Feature suggestion: GenericParser mixin
On second thought after implementing #2329 I think the implementation of time_format parameter (and possibly other parameters used in generic parsers) could be a reasonable base for a new GenericParser mixin. Therefore it would be only implemented once. (I realized this now because I copied the if condition for the PR from HTML table parser and broke the DRY rule.)
What do you think @sebix @kamil-certat ?
Other parameters possibly suitable for GenericParser mixin is type_translation, default_url_protocol, ignore_values, data_type.
If we have a GenericParser Mixin with the five parameters/features listed by you, how many could use this mixin == use all of these parameters? Which functionality would the Mixin implement?
At least the validation of the parameters.
Yes it would be used only for a few bots such as HTML Table, CSV, possibly JSON and KeyValue parser. But still, it's less code without repeating it.
Hey,
I'm unsure about the implementation - mixin, a module with functions handling conversion or even descriptors - but such things should be definitely extracted. But to be honest, in your case - why you didn't use DateTime.convert(...)? I think this is a static method intended to be used to avoid code duplication. You could eventually think about a helper or so that raises the InvalidArgument when the format is wrong (or convert method failed, this is also a pythonic way 'first try, then handle'). Or maybe I have missed something?
However, I would also point out, that we may think about switching from custom parsing on everything, to using e.g. marshmallow for schema validation.
Thank you, you are right, using the DateTime.convert() is definitely the better way to do it. I will update the PR.
Frankly, I just noticed that HTML Table parser uses TIME_CONVERSIONS from DateTime and CSV parser uses it's own TIME_CONVERSIONS. So I made it the same way as HTML Table (it was the most straightforward solution). Quick and (unfortunately) dirty.
As for using the marshmallow I was thinking the same thing that such thing would be really nice to have. However I was considering pydantic (which I think would also sit better with the IntelMQ API).
Yes it would be used only for a few bots such as HTML Table, CSV, possibly JSON and KeyValue parser.
But they don't use all of these parameters.
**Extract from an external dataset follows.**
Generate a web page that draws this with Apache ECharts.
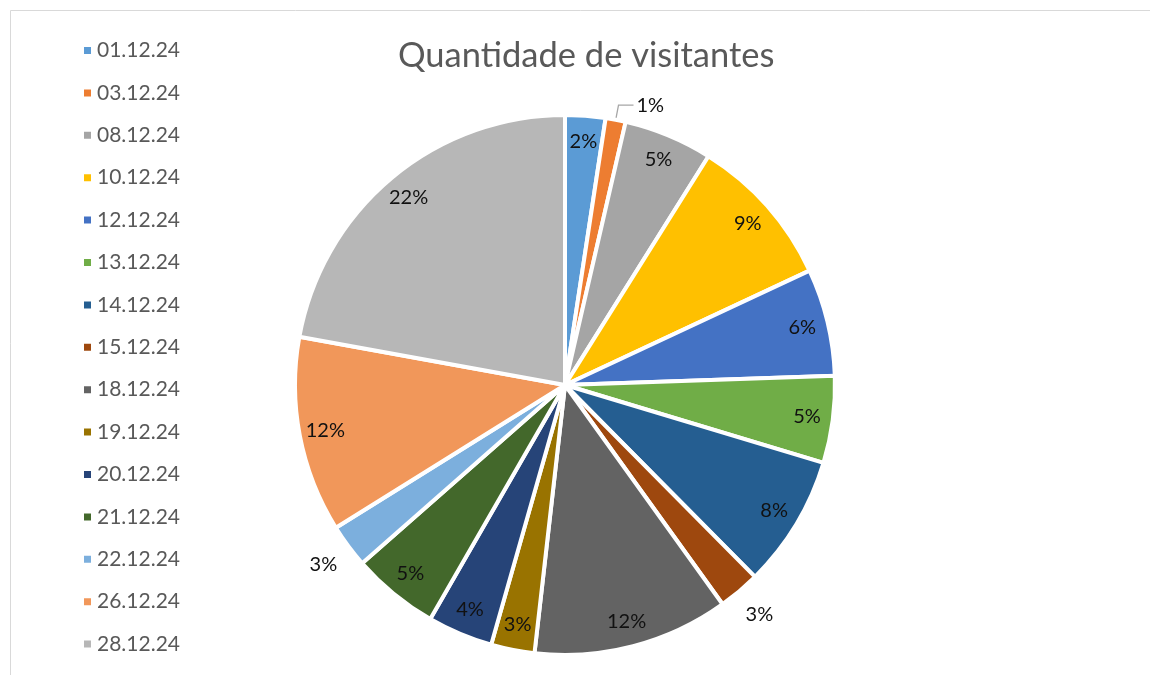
<!DOCTYPE html>
<html>
<head>
<meta charset="utf-8">
<script src="https://cdn.jsdelivr.net/npm/echarts@6/dist/echarts.min.js"></script>
<style>
html,body{margin:0;padding:0;background:#fff;}
#chart{width:1150px;height:675px;}
</style>
</head>
<body>
<div id="chart"></div>
<script>
const titleText = 'Quantidade de visitantes';
const categories = ['01.12.24','03.12.24','08.12.24','10.12.24','12.12.24','13.12.24','14.12.24','15.12.24','18.12.24','19.12.24','20.12.24','21.12.24','22.12.24','26.12.24','28.12.24'];
const visitors = [24,12,53,91,64,52,79,25,117,26,39,52,26,117,221];

const colors = ['#5B9BD5','#ED7D31','#A5A5A5','#FFC000','#4472C4','#70AD47','#255E91','#9E480E','#636363','#997300','#264478','#43682B','#7CAFDD','#F1975A','#B7B7B7'];
const leaderLabelNames = ['03.12.24'];
const outerLabelNames = ['15.12.24','22.12.24'];

const FONT = 'Lato';
const CX = 565, CY = 385, R = 270;
const pct = p => Math.round(p.percent) + '%';
const labelStyle = {fontFamily: FONT, fontSize: 20, color: '#111', textBorderWidth: 0};

const baseData = categories.map((c, i) => ({
  name: c, value: visitors[i], itemStyle: {color: colors[i]},
  label: leaderLabelNames.includes(c)
    ? {show: true, position: 'outside', formatter: pct, ...labelStyle, padding: [0, 0, 14, 0], distanceToLabelLine: 3}
    : {show: false},
  labelLine: leaderLabelNames.includes(c)
    ? {show: true, length: 15, length2: 15, lineStyle: {color: '#A6A6A6', width: 1.3}}
    : {show: false}
}));

const innerLabelData = categories.map((c, i) => ({
  name: c, value: visitors[i],
  label: {show: !leaderLabelNames.includes(c) && !outerLabelNames.includes(c)}
}));
const outerLabelData = categories.map((c, i) => ({
  name: c, value: visitors[i],
  label: {show: outerLabelNames.includes(c)}
}));

const transparent = {color: 'rgba(0,0,0,0)', borderWidth: 0};

const chart = echarts.init(document.getElementById('chart'), null, {renderer: 'canvas'});
chart.setOption({
  animation: false,
  backgroundColor: '#fff',
  title: {
    text: titleText, left: 393, top: 33,
    padding: 5,
    textStyle: {fontFamily: FONT, fontSize: 34.5, fontWeight: 'normal', color: '#595959'}
  },
  legend: {
    orient: 'vertical', left: 77, top: 35,
    icon: 'rect', itemWidth: 9, itemHeight: 9, itemGap: 21.4,
    selectedMode: false,
    textStyle: {fontFamily: FONT, fontSize: 21, lineHeight: 20, color: '#595959'},
    data: categories.map((c, i) => ({name: c, itemStyle: {color: colors[i]}}))
  },
  graphic: [{
    type: 'rect', silent: true,
    shape: {x: 10.5, y: 10.5, width: 1200, height: 720},
    style: {fill: 'none', stroke: '#D9D9D9', lineWidth: 1}
  }],
  series: [
    {
      type: 'pie', center: [CX, CY], radius: [0, R], startAngle: 90, clockwise: true,
      avoidLabelOverlap: false, silent: true,
      itemStyle: {borderColor: '#fff', borderWidth: 4},
      data: baseData
    },
    {
      type: 'pie', center: [CX, CY], radius: [214, 268], startAngle: 90, clockwise: true,
      avoidLabelOverlap: false, silent: true,
      itemStyle: transparent,
      label: {position: 'inside', formatter: pct, ...labelStyle},
      labelLine: {show: false},
      data: innerLabelData
    },
    {
      type: 'pie', center: [CX, CY], radius: [268, 328], startAngle: 90, clockwise: true,
      avoidLabelOverlap: false, silent: true,
      itemStyle: transparent,
      label: {position: 'inside', formatter: pct, ...labelStyle},
      labelLine: {show: false},
      data: outerLabelData
    }
  ]
});
</script>
</body>
</html>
Even if one Mixin provides these parameters, the parsers themselves would again need to remove some of them.
But still, it's less code without repeating it.
I fully comply with this goal :)
It was just a suggestion of parameters I think could be useful for all generic parsers. So yes, they don't use them know, but I think they could in the future and it would be without adding any code, just moving it around a bit. :) (probably even reducing the amount of code)